*Written instruction:*
Copy the data precisely, character for character, and leave out every picture.

>> begin Material

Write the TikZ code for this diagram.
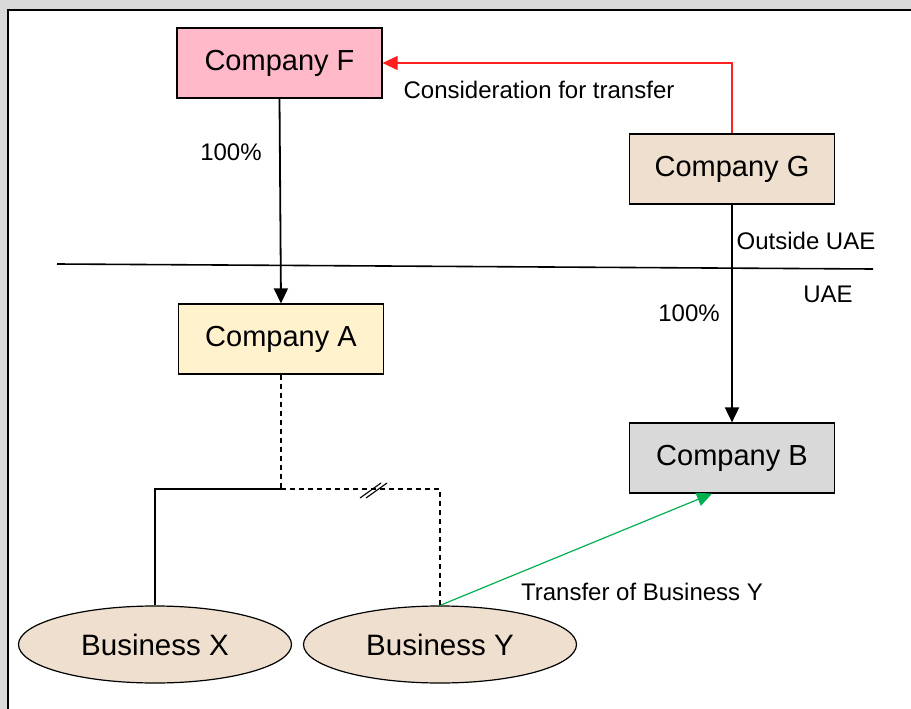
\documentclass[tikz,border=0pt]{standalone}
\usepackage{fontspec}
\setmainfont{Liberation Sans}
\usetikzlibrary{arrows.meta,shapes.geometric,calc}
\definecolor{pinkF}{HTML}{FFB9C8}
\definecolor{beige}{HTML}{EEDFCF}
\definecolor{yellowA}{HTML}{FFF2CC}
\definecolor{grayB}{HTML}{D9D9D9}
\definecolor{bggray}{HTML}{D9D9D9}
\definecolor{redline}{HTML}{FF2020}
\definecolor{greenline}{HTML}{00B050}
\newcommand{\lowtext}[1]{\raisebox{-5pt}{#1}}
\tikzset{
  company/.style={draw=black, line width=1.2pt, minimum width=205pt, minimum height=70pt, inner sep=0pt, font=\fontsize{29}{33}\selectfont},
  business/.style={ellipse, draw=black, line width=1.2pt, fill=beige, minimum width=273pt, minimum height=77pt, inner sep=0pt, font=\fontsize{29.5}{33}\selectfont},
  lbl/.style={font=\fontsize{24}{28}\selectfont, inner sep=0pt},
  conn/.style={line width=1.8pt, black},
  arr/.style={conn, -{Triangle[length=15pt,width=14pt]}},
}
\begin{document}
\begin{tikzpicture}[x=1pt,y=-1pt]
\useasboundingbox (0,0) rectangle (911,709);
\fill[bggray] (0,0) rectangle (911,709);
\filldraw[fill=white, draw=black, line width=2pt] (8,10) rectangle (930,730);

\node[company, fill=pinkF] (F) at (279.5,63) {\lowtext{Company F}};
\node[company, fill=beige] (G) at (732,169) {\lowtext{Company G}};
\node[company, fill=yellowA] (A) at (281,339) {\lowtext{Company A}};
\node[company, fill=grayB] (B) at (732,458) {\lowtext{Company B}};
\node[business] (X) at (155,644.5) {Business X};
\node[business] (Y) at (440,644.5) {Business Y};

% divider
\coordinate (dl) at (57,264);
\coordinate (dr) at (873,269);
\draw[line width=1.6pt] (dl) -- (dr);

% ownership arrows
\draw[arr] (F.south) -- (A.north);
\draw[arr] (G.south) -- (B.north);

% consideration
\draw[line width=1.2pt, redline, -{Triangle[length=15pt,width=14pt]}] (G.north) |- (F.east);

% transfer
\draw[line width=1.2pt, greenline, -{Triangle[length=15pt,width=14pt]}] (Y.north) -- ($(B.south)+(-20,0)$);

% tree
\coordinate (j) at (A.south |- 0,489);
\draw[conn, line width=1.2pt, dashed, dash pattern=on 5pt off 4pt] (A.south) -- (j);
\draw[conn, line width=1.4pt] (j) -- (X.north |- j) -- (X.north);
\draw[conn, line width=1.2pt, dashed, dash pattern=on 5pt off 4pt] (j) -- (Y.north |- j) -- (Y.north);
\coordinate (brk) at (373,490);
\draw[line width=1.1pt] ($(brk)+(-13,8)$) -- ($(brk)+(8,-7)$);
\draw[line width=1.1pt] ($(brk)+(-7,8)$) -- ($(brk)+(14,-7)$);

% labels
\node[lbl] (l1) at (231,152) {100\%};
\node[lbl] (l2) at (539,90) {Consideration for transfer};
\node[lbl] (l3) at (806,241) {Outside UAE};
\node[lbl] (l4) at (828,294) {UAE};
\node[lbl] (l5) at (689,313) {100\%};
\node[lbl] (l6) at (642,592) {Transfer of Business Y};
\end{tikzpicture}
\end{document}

>> end Material

*Solution for this exercise:*
Write the TikZ code for this diagram.
\documentclass[tikz,border=0pt]{standalone}
\usepackage{fontspec}
\setmainfont{Liberation Sans}
\usetikzlibrary{arrows.meta,shapes.geometric,calc}
\definecolor{pinkF}{HTML}{FFB9C8}
\definecolor{beige}{HTML}{EEDFCF}
\definecolor{yellowA}{HTML}{FFF2CC}
\definecolor{grayB}{HTML}{D9D9D9}
\definecolor{bggray}{HTML}{D9D9D9}
\definecolor{redline}{HTML}{FF2020}
\definecolor{greenline}{HTML}{00B050}
\newcommand{\lowtext}[1]{\raisebox{-5pt}{#1}}
\tikzset{
  company/.style={draw=black, line width=1.2pt, minimum width=205pt, minimum height=70pt, inner sep=0pt, font=\fontsize{29}{33}\selectfont},
  business/.style={ellipse, draw=black, line width=1.2pt, fill=beige, minimum width=273pt, minimum height=77pt, inner sep=0pt, font=\fontsize{29.5}{33}\selectfont},
  lbl/.style={font=\fontsize{24}{28}\selectfont, inner sep=0pt},
  conn/.style={line width=1.8pt, black},
  arr/.style={conn, -{Triangle[length=15pt,width=14pt]}},
}
\begin{document}
\begin{tikzpicture}[x=1pt,y=-1pt]
\useasboundingbox (0,0) rectangle (911,709);
\fill[bggray] (0,0) rectangle (911,709);
\filldraw[fill=white, draw=black, line width=2pt] (8,10) rectangle (930,730);

\node[company, fill=pinkF] (F) at (279.5,63) {\lowtext{Company F}};
\node[company, fill=beige] (G) at (732,169) {\lowtext{Company G}};
\node[company, fill=yellowA] (A) at (281,339) {\lowtext{Company A}};
\node[company, fill=grayB] (B) at (732,458) {\lowtext{Company B}};
\node[business] (X) at (155,644.5) {Business X};
\node[business] (Y) at (440,644.5) {Business Y};

% divider
\coordinate (dl) at (57,264);
\coordinate (dr) at (873,269);
\draw[line width=1.6pt] (dl) -- (dr);

% ownership arrows
\draw[arr] (F.south) -- (A.north);
\draw[arr] (G.south) -- (B.north);

% consideration
\draw[line width=1.2pt, redline, -{Triangle[length=15pt,width=14pt]}] (G.north) |- (F.east);

% transfer
\draw[line width=1.2pt, greenline, -{Triangle[length=15pt,width=14pt]}] (Y.north) -- ($(B.south)+(-20,0)$);

% tree
\coordinate (j) at (A.south |- 0,489);
\draw[conn, line width=1.2pt, dashed, dash pattern=on 5pt off 4pt] (A.south) -- (j);
\draw[conn, line width=1.4pt] (j) -- (X.north |- j) -- (X.north);
\draw[conn, line width=1.2pt, dashed, dash pattern=on 5pt off 4pt] (j) -- (Y.north |- j) -- (Y.north);
\coordinate (brk) at (373,490);
\draw[line width=1.1pt] ($(brk)+(-13,8)$) -- ($(brk)+(8,-7)$);
\draw[line width=1.1pt] ($(brk)+(-7,8)$) -- ($(brk)+(14,-7)$);

% labels
\node[lbl] (l1) at (231,152) {100\%};
\node[lbl] (l2) at (539,90) {Consideration for transfer};
\node[lbl] (l3) at (806,241) {Outside UAE};
\node[lbl] (l4) at (828,294) {UAE};
\node[lbl] (l5) at (689,313) {100\%};
\node[lbl] (l6) at (642,592) {Transfer of Business Y};
\end{tikzpicture}
\end{document}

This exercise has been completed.